Even though I knew the 7 hour drive from Geneva to Trouville would be arduous, I am glad I went. Our bittersweet trip down memory lane was made all the more meaningful because our daughter was along.
Mamie answered the doorbell at midnight wringing her hands with worry that it took us so long. We fell into the lumpy old beds and slept, the sleep of the dead. The next morning, we threw open the shutters of our attic nest for a bird’s eye view of the cloud-covered sky, casting melancholy shadows over the spindly old village. Trouville was built where the Touques River meets the English Channel.
Mamie lived in the gangly, 18th century fisherman’s flat chiseled on the side of the cliff that opened onto the Quais Fernand Moureaux. Her front door – three stories up – was on the rue des Ecores on the street above. Underneath her house was a clothing boutique, Blanc de Nil, which sold only white clothes.
Baby yellow rose buds and purple pansies grew in flower pots behind the wrought iron balcony railing where Mamie and Papie stood in their robes waving goodbye as we began the long trek to Switzerland with wind burned faces and stuffed bellies. On that very same balcony our children and their cousins searched for eggs falling from the skies when the Easter bells rang on their way to Rome. In France the Easter bells delivered chocolates instead of the Easter bunny.
On sunny days, we opened the French doors and let the warmth seep into the small sitting room/dining room. An oak table with folding leaves expands for family was squeezed into that 12” by 14” space. A love seat and matching chair faced the TV screen. An antique Normand armoire, storing Mamie’s wine glasses and wedding china dating back 64 years, was tucked against one wall. Every spare inch of wall space was covered with photographs of her 3 children and her 5 grandchildren.

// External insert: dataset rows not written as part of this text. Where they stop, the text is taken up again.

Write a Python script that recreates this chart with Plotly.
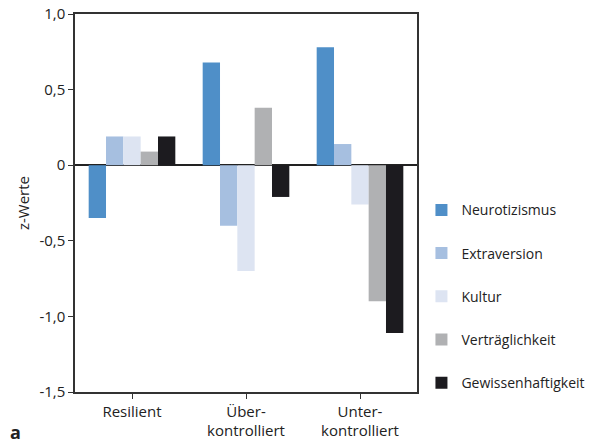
import plotly.graph_objects as go

categories = ["Resilient", "Über-<br>kontrolliert", "Unter-<br>kontrolliert"]
series_names = ["Neurotizismus", "Extraversion", "Kultur", "Verträglichkeit", "Gewissenhaftigkeit"]
neurotizismus = [-0.35, 0.68, 0.78]
extraversion = [0.19, -0.40, 0.14]
kultur = [0.19, -0.70, -0.26]
vertraeglichkeit = [0.09, 0.38, -0.90]
gewissenhaftigkeit = [0.19, -0.21, -1.11]
colors = ["#4f8fc8", "#a6bfe0", "#dde4f2", "#b0b1b3", "#1c1b1f"]
tick_vals = [1.0, 0.5, 0, -0.5, -1.0, -1.5]
tick_text = ["1,0", "0,5", "0", "-0,5", "-1,0", "-1,5"]

values = [neurotizismus, extraversion, kultur, vertraeglichkeit, gewissenhaftigkeit]
FONT = "Open Sans"
TXT = "#222222"

fig = go.Figure()
for name, vals, col in zip(series_names, values, colors):
    fig.add_trace(go.Bar(x=categories, y=vals, name=name, marker_color=col,
                         marker_line_width=0, legendgroup=name))

fig.update_layout(
    width=590, height=445,
    margin=dict(l=75, r=173, t=14, b=53, autoexpand=False),
    paper_bgcolor="white", plot_bgcolor="white",
    barmode="group", bargap=0.24, bargroupgap=0,
    font=dict(family=FONT, size=14, color=TXT),
    legend=dict(x=1.013, xanchor="left", y=0.523, yanchor="top",
                tracegroupgap=22, font=dict(size=14, family=FONT, color=TXT),
                itemwidth=30, bgcolor="rgba(0,0,0,0)"),
    showlegend=True,
)
fig.update_yaxes(range=[-1.5, 1.0], tickvals=tick_vals, ticktext=tick_text,
                 ticks="outside", ticklen=5, tickcolor="#333", showgrid=False,
                 showline=True, linecolor="#333", linewidth=1.5, mirror=True,
                 zeroline=True, zerolinecolor="#222", zerolinewidth=1.5, automargin=False,
                 title=dict(text="z-Werte", font=dict(size=15, family=FONT, color=TXT), standoff=6),
                 tickfont=dict(size=15, family=FONT, color=TXT))
fig.update_xaxes(ticks="outside", ticklen=5, tickcolor="#333", showgrid=False,
                 showline=True, linecolor="#333", linewidth=1.5, mirror=True, automargin=False,
                 tickfont=dict(size=15, family=FONT, color=TXT))
fig.add_annotation(text="<b>a</b>", xref="paper", yref="paper", x=-0.196, y=-0.107,
                   xanchor="left", yanchor="middle", showarrow=False,
                   font=dict(size=18, family=FONT, color=TXT))
fig.write_html("out.html", config={"displayModeBar": False},
               post_script="document.body.style.margin='0';")
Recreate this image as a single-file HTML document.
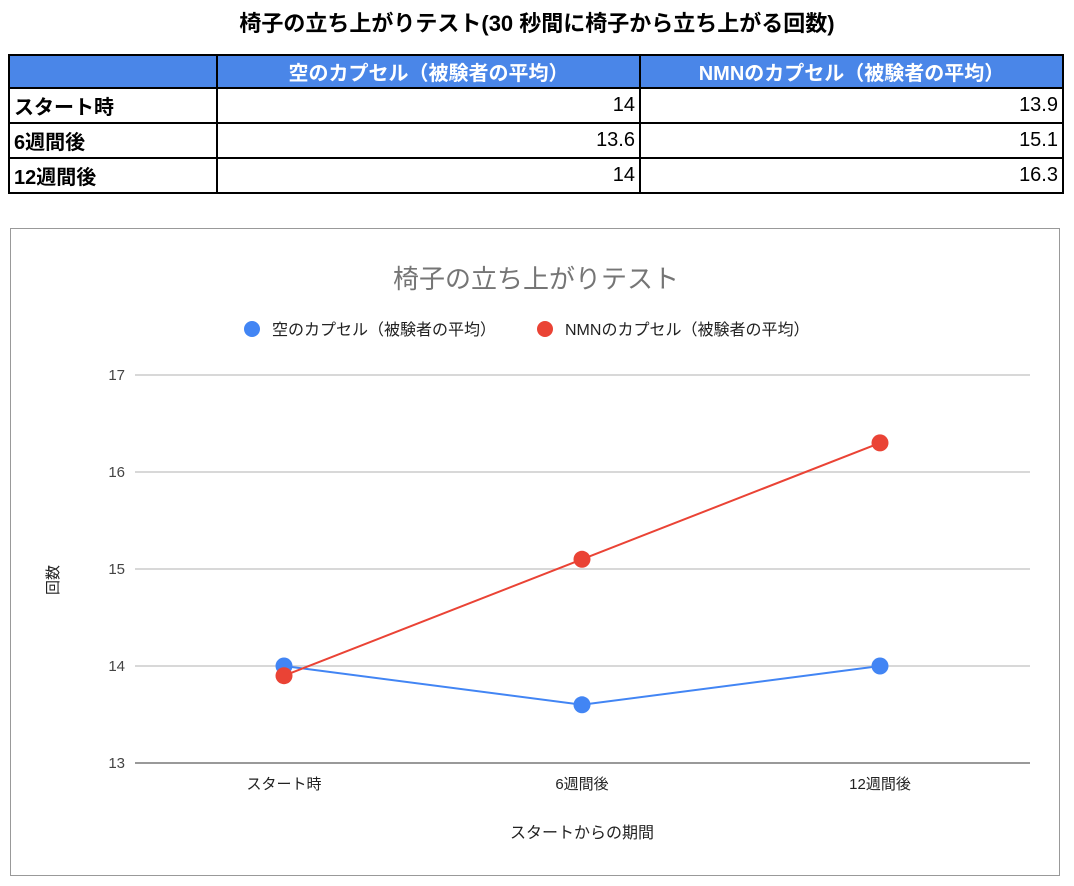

The focal point of any French home was the dinner table, where families shared meals over a lively repartee of word play, heated debates, biting sarcasm, and endless discussions about food: what we ate yesterday, what we are eating today and what will eat tomorrow.
In Normandy where the land meets the sea, dining was of the finest quality in France. On the wharf, fishermen sell mackerel, sole and bar – caught the night before.
At the open market, the locals offer free-range chicken, as well as lamb and veal that romped on lush green pastures only days before. Tomatoes, lettuce, carrots, artichokes, asparagus – all locally grown – looked as if they sprouted out of the ocean blue tablecloth.
Mamie, a woman who never served a sandwich in her life, will ask, “What would you like for lunch?”
Lunch meant dinner in the old-fashioned sense – a five-course meal with a starter, main course, cheese platter, dessert and coffee with chocolates that she had hidden for special occasions. Then she would set out thimble sized glasses and poured “just a taste” of her homemade plum liquor. As soon as one meal over, Mamie started preparing for the next one, scurrying around the village filling her wicker basket with fresh supplies from the butchers, the bakers and the creamery.
Like Trouville, Mamie lived in rhythm with the tides and seasons. She served tart apples and blackberries in the fall, fresh scallops and oysters in the winter, succulent strawberries and melons in the spring and lush peaches and cherries in the summer. Once again Mamie filled our stomachs with local specialties and our hearts with happy memories making us always feel welcome back home in Normandy.